1. Food

Individual Smoked Salmon Quiches


Individual Smoked Salmon Quiches

Smoked Salmom Quiche

S. Wongkaew

Perfect for breakfast, a picnic or a light snack, these individual smoked salmon quiches are simple to prepare and delicious to eat.

They can be enjoyed hot or cold.


  • 200g smoked salmon, sliced into small pieces
  • 3 eggs
  • 3/4 cup of pouring cream
  • 1/2 cup of whole milk
  • 1/2 cup of gruyere or cheddar cheese plus a little extra for sprinkling
  • 1/2 tsp of sea salt
  • Freshly ground black pepper
  • 2 Tbsp finely chopped dill
  • 2-3 sheets of store-bought puff pastry
  • Special equipment: muffin tin


  1. Pre-heat the oven to 350F (180C). Lightly grease the muffin tin. Thaw the pastry and set aside.
  2. Make your filling by combining the eggs, cream, milk, cheese, salt, pepper and chopped dill together in a large jug.
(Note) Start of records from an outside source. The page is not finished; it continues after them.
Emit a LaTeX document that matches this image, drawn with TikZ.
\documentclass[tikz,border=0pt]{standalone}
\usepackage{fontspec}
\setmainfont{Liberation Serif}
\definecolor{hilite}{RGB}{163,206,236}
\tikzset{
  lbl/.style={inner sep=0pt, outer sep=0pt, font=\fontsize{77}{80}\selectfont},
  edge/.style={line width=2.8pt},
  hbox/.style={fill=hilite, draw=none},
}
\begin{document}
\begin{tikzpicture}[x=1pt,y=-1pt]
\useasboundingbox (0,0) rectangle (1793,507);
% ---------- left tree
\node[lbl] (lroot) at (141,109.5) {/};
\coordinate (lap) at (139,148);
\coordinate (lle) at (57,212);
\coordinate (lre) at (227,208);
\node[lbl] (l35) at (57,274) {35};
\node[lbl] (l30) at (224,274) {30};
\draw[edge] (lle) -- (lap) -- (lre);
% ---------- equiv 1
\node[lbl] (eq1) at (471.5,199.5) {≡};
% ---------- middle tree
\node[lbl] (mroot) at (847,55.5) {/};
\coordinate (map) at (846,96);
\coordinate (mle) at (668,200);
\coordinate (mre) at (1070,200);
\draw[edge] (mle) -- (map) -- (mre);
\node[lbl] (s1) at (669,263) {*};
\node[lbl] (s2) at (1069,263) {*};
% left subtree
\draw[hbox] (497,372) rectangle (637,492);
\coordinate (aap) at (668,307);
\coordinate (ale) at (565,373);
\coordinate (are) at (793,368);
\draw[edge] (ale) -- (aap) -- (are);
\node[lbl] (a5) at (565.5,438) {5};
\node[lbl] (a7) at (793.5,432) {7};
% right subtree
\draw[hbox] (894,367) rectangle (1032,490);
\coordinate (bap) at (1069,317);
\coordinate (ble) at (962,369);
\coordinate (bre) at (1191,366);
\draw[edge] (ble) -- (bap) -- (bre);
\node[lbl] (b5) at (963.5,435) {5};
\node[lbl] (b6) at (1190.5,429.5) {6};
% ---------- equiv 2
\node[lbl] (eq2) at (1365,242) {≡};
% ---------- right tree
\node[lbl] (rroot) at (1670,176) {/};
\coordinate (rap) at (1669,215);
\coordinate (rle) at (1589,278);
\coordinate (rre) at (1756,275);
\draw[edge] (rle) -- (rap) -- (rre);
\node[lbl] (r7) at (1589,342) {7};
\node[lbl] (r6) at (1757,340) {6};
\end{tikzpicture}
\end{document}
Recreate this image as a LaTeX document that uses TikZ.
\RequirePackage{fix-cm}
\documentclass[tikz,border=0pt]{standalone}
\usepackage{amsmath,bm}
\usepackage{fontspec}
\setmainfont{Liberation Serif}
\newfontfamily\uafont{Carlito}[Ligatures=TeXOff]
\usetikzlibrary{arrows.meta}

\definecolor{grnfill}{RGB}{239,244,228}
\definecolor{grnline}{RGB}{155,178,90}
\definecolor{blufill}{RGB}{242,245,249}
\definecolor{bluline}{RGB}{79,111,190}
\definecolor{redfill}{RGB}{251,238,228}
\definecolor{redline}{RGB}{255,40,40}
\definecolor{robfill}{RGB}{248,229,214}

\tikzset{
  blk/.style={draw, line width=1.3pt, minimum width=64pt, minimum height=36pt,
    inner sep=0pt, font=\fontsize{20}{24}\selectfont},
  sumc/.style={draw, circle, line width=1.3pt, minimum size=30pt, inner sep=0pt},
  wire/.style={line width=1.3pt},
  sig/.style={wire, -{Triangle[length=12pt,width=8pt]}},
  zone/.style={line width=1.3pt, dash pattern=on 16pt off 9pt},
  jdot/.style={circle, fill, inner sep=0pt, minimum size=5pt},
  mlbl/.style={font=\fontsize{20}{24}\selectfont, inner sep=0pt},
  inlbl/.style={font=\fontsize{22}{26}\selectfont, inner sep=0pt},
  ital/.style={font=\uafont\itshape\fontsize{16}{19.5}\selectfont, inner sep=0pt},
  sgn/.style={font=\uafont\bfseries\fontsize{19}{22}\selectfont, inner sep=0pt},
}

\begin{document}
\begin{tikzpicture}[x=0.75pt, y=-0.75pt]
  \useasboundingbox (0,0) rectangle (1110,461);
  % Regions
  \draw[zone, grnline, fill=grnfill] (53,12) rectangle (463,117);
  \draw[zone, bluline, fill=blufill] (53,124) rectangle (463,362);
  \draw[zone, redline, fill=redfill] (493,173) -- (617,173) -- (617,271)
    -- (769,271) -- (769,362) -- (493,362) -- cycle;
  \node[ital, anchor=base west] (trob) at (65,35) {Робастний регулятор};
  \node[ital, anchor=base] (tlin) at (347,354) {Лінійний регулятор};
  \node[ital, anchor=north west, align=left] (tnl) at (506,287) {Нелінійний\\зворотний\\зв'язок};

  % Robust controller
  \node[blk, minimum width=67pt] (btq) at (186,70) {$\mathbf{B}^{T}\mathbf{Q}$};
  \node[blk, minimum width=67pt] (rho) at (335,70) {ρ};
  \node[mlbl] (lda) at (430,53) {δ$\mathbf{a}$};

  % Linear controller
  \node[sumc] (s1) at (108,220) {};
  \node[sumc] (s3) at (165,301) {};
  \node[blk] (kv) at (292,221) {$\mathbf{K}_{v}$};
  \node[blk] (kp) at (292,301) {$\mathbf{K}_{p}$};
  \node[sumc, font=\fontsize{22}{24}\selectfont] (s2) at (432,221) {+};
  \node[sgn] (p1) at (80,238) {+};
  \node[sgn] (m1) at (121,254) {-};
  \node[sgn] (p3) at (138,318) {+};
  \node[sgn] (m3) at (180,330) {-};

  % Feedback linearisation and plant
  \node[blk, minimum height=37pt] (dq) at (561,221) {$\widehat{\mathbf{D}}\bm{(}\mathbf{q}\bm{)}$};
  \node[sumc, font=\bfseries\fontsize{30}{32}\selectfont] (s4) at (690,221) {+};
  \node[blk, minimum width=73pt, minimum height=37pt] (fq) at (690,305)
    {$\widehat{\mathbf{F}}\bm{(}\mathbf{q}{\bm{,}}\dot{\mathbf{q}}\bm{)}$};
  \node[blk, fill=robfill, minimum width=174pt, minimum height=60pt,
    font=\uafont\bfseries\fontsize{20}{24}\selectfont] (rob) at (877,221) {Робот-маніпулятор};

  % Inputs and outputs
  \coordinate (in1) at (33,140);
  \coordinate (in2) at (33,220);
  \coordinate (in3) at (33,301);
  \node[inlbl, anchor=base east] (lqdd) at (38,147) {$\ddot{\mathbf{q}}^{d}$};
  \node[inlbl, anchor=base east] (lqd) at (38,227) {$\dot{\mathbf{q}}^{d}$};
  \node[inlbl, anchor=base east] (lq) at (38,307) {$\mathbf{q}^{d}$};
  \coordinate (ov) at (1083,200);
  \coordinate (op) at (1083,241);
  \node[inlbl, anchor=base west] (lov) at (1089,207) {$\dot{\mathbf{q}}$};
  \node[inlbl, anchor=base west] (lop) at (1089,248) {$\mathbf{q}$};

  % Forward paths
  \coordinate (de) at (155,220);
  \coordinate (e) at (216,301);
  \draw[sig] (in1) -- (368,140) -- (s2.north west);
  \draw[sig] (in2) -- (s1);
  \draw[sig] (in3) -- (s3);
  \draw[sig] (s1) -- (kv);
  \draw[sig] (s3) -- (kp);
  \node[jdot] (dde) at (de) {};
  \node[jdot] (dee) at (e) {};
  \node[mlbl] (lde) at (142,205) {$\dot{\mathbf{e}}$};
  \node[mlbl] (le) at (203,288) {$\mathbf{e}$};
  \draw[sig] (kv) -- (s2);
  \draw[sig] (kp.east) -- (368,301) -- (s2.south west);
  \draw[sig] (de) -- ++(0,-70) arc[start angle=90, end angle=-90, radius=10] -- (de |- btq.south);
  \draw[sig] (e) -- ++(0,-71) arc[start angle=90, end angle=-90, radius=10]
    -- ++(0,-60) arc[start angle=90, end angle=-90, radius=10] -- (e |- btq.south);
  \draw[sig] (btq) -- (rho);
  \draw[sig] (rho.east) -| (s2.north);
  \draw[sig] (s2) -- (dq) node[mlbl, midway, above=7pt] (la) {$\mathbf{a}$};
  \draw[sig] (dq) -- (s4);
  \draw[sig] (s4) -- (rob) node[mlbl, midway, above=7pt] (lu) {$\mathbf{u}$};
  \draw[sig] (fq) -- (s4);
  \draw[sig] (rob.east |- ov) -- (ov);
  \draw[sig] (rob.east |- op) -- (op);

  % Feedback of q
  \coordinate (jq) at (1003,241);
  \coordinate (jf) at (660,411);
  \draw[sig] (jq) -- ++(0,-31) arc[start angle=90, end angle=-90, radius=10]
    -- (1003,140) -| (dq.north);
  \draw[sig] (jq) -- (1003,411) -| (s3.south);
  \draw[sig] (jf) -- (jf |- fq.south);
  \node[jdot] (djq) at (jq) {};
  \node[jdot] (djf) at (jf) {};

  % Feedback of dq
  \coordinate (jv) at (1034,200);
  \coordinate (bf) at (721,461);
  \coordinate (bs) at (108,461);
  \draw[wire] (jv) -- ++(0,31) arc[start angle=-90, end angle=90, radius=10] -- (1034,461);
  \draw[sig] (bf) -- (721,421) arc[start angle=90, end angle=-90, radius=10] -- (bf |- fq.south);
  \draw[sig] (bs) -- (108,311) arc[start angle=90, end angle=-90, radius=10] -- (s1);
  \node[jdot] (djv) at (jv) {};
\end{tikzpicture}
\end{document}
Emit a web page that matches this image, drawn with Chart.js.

Whisk mixture thoroughly to combine the ingredients. Set aside.
  3. Cut the pastry squares into quarters so you end up with 8 smaller squares of about 4 x 4 inches (10cmx 10cm).
  4. Gently press each pastry square into the greased muffin cups.
  5. Divide salmon evenly amongst pastry shells then slowly fill each one with the egg mixture until they are about 3/4 of the way full. Sprinkle each quiche with a little extra cheese.
  6. Bake quiches for 15-20 minutes or until firm and golden. Remove from oven and cool for 5 minutes in the tin then transfer to a wire rack to cool further.